DATASET CONTENT
================
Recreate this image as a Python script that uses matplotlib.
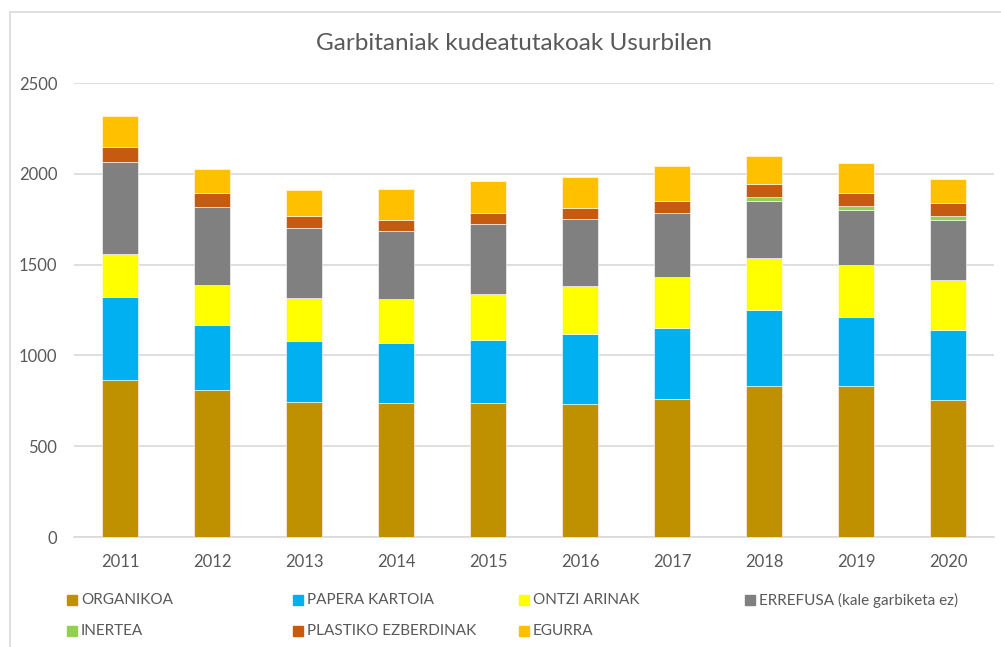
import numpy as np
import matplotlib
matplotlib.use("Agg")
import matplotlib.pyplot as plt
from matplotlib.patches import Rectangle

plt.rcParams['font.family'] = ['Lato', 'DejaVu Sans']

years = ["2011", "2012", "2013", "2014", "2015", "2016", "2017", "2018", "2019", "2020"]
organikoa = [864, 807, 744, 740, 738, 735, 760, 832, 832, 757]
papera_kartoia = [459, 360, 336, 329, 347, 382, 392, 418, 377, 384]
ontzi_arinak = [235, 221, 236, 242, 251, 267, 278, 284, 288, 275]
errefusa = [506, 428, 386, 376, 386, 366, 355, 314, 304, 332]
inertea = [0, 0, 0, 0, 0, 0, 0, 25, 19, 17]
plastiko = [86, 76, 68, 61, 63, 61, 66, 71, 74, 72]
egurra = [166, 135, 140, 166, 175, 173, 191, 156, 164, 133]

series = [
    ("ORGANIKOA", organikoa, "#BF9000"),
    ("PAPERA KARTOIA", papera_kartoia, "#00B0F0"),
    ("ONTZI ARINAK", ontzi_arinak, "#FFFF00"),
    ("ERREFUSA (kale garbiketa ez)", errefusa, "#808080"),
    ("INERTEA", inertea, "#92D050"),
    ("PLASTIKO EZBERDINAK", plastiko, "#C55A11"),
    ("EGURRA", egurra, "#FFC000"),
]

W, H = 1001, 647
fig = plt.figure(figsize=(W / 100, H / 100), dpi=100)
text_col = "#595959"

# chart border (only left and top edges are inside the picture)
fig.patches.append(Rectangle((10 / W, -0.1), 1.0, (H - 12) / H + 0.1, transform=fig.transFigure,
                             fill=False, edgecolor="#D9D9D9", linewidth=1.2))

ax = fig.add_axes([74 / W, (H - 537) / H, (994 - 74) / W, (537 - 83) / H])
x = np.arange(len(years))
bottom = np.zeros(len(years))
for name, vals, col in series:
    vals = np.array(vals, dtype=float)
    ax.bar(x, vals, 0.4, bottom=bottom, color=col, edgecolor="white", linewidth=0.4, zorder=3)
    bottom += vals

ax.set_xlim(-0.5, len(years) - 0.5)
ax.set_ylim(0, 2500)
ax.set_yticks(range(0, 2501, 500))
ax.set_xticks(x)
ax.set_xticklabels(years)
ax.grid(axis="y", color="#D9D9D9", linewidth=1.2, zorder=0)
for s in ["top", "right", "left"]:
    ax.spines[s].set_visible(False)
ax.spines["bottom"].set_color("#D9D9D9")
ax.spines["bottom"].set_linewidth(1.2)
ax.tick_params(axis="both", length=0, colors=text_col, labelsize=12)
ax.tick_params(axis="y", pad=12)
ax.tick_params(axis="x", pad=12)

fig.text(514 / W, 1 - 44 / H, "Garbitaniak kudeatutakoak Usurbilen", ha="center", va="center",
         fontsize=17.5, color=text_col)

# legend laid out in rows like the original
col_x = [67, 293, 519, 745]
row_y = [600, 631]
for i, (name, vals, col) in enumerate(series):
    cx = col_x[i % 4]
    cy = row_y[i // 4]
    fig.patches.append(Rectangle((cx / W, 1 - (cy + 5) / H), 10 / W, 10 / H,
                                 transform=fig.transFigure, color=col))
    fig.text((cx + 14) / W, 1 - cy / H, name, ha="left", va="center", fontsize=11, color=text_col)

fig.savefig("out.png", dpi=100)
================
WHAT IS REQUIRED
Take the lines from the start of the material to the line with "plt.rcParams['font.family'] = ['Lato', 'DejaVu", both included, and transcribe them exactly without the pictures.

THE COMPLETED TASK
Recreate this image as a Python script that uses matplotlib.
import numpy as np
import matplotlib
matplotlib.use("Agg")
import matplotlib.pyplot as plt
from matplotlib.patches import Rectangle

plt.rcParams['font.family'] = ['Lato', 'DejaVu Sans']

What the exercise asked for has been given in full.